▶ _PROVIDED ENTRIES_
--- Begin ---

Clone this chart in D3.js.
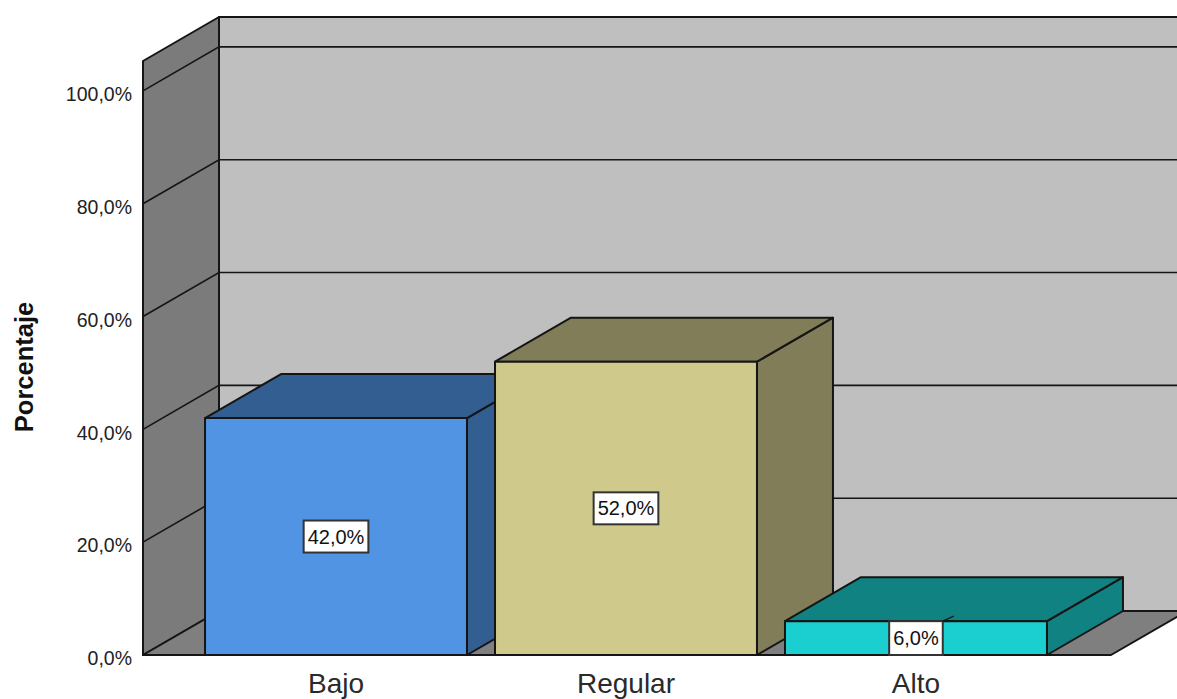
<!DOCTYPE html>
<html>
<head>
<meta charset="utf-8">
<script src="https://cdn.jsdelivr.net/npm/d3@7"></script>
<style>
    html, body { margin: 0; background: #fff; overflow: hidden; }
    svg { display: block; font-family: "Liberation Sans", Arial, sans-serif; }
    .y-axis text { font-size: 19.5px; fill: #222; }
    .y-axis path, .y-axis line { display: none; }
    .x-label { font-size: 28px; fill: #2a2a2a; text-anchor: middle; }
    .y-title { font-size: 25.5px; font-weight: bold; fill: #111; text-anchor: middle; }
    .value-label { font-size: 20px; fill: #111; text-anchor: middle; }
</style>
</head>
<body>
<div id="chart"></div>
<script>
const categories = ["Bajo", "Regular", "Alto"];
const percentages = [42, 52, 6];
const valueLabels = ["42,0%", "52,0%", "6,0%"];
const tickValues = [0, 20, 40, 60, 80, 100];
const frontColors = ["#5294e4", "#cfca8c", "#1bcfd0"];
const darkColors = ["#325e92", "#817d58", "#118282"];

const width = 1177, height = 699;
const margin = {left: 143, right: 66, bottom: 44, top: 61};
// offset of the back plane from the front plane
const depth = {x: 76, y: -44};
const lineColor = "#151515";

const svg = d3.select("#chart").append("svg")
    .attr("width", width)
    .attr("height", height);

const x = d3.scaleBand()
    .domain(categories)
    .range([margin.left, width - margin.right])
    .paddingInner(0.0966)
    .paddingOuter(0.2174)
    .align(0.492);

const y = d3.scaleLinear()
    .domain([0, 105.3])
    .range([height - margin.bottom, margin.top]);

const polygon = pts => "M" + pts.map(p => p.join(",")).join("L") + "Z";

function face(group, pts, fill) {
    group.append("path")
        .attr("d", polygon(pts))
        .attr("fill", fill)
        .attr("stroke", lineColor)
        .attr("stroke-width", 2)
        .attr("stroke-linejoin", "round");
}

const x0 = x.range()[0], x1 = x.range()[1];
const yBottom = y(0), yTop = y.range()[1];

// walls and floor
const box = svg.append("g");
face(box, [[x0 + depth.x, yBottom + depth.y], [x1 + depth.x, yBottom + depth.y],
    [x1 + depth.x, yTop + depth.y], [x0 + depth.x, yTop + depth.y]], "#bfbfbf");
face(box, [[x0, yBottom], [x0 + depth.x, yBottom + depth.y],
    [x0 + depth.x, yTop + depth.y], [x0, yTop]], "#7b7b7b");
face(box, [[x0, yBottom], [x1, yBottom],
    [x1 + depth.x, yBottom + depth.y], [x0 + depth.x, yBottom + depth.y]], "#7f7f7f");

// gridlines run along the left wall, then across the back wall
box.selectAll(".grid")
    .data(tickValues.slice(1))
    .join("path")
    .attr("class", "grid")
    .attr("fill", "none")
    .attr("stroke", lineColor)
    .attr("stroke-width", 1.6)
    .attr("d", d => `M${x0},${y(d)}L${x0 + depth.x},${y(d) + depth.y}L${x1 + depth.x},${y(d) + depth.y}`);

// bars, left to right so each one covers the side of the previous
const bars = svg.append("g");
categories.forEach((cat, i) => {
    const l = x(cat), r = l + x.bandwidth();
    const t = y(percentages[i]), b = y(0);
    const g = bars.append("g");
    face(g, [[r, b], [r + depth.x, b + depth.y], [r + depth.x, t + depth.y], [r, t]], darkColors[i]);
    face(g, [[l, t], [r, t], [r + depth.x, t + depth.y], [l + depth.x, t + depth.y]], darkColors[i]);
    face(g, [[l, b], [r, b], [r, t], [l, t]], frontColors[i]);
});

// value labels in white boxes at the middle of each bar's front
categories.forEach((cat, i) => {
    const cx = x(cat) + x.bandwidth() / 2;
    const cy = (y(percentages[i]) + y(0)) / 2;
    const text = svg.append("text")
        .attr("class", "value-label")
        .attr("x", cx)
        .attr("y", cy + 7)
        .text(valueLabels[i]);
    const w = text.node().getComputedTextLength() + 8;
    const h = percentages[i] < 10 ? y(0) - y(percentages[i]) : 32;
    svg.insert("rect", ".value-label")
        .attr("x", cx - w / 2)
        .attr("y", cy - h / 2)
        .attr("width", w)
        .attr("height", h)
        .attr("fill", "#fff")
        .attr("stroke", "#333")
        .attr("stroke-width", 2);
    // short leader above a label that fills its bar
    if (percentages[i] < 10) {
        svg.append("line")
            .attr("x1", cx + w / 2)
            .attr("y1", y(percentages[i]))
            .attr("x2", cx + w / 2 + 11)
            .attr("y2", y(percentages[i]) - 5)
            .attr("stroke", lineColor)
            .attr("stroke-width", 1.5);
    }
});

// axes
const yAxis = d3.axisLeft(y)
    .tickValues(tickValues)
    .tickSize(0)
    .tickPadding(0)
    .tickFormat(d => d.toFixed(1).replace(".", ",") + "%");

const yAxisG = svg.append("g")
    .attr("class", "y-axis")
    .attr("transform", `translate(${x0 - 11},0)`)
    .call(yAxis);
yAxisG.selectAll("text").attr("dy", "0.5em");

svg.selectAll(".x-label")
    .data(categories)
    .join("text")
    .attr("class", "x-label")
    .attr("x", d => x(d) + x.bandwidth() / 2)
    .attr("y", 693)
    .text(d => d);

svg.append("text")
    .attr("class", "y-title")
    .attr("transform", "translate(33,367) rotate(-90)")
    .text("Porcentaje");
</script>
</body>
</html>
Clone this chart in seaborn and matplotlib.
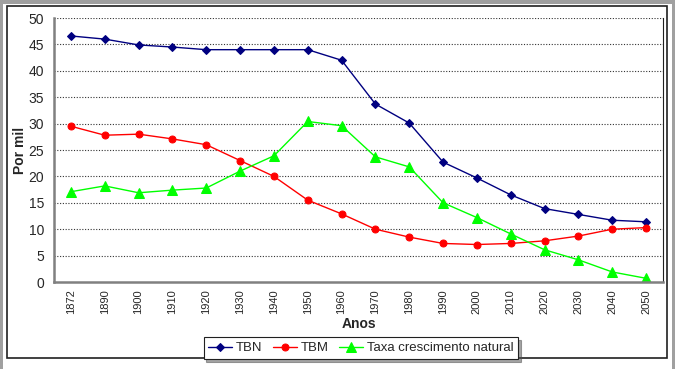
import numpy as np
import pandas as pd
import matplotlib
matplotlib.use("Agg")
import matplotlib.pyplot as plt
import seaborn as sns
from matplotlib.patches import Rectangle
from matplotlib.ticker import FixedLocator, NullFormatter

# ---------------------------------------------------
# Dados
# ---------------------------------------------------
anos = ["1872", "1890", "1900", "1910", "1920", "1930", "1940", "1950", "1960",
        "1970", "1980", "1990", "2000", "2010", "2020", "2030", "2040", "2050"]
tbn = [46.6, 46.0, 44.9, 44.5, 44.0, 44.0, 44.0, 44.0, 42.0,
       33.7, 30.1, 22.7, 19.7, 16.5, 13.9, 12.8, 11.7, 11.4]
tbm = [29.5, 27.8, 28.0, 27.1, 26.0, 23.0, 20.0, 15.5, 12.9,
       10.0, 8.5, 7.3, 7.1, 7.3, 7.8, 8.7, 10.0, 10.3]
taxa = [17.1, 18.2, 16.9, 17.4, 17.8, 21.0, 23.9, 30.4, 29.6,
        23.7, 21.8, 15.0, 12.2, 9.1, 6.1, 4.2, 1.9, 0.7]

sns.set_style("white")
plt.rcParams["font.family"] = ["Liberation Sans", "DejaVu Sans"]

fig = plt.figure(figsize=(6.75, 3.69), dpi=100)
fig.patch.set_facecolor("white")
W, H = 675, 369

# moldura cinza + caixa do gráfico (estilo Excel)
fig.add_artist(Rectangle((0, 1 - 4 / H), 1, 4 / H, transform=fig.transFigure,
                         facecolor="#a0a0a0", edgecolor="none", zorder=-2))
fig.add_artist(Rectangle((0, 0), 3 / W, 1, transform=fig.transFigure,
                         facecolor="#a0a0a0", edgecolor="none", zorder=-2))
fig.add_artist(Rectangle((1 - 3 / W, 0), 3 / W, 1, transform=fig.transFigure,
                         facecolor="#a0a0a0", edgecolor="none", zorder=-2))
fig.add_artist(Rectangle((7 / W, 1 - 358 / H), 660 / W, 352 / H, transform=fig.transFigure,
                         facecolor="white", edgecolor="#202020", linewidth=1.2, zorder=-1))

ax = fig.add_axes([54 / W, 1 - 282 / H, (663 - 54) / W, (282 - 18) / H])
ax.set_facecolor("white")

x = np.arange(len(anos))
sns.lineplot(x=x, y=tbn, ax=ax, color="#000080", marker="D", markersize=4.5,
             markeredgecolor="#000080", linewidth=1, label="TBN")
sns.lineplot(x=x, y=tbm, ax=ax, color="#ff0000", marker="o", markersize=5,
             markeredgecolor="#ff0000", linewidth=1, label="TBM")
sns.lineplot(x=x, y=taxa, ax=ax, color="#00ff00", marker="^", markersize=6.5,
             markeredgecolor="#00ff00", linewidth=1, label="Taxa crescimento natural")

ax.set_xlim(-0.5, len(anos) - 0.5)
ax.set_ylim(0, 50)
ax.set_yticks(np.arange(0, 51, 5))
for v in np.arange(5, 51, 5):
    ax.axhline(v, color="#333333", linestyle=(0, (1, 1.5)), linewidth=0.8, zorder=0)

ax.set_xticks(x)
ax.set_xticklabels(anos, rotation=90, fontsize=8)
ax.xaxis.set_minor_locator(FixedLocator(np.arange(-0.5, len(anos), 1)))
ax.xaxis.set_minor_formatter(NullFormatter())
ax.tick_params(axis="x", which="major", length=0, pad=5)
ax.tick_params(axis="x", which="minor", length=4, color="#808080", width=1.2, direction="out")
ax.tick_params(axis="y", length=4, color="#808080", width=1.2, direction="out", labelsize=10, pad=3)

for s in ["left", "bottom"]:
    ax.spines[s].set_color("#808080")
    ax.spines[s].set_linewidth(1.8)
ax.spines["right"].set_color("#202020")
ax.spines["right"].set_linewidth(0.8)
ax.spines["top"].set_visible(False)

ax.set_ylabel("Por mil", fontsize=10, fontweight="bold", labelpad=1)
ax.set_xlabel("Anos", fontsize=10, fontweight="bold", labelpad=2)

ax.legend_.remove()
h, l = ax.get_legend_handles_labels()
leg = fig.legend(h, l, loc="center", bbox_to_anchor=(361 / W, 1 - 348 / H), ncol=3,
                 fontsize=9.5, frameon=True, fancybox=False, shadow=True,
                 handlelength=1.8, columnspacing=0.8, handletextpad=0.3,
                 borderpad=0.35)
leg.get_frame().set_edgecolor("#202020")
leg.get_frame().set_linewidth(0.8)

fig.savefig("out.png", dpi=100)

--- End ---

▶ _PROBLEM TO SOLVE_
Only the stretch from the line with "Clone this chart in seaborn and matplotlib." through the line with "from matplotlib.ticker import" should be copied, exactly and with both ends. Drop the pictures.

▶ _SOLUTION_
Clone this chart in seaborn and matplotlib.
import numpy as np
import pandas as pd
import matplotlib
matplotlib.use("Agg")
import matplotlib.pyplot as plt
import seaborn as sns
from matplotlib.patches import Rectangle
from matplotlib.ticker import FixedLocator, NullFormatter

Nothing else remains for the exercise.